Before both, there was South Carolina. Robins on my parents’ window sill, squirrels eating moss from brick. New York, with four emaciated deer in the Yonkers woods behind Sarah Lawrence, surviving, just barely. A miracle. A bush next to the train tracks housing a dozen or so crickets, humming like a cathedral. Sooty seagulls on the Chesapeake Bay in Maryland. New Mexico, where shiny, black cockroaches spilled out of the sewers over your feet at night. Cougars up in the Sandias, roadrunners sprinting through the sand like miniature punks with mohawks.

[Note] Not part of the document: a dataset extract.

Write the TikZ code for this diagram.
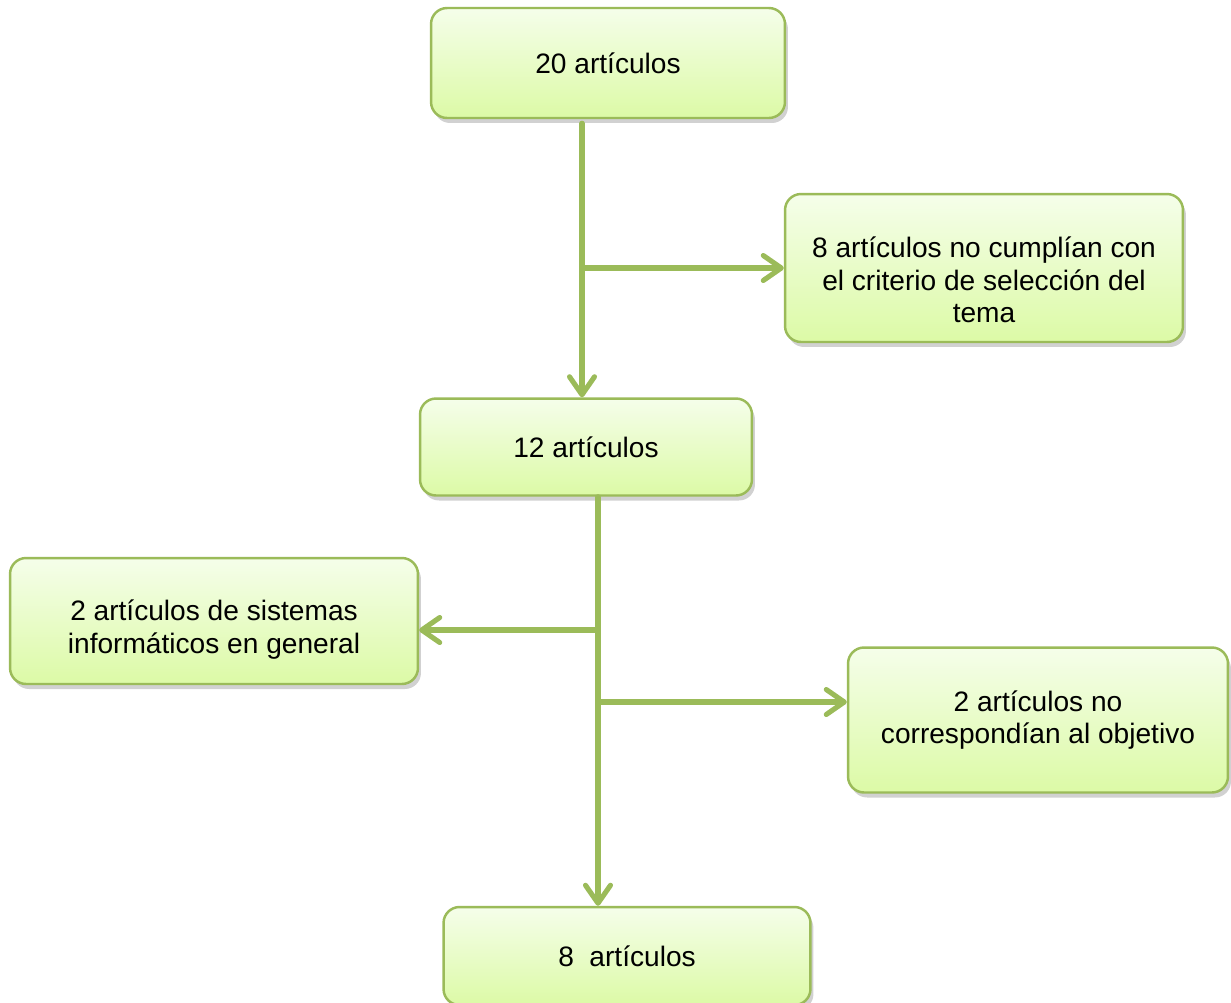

And now we’re setting out once again. In four months, we’ll be leaving for the Northeast. A chance to re-visit New York as an adult, to see if it fits better than it did when I was in my early twenties. When it seemed to rub blisters in me wherever I went. New York City, Boston, New Haven. I consider the cities, the museums and the schools, the people and the traffic. Snow storms and city buses. But I also know there will be things we can never imagine or prepare for, creatures with wings and multiple legs, up high and underfoot, in trees and in cracks in the sidewalks. New voices and new songs to be learned. Little miracles, all.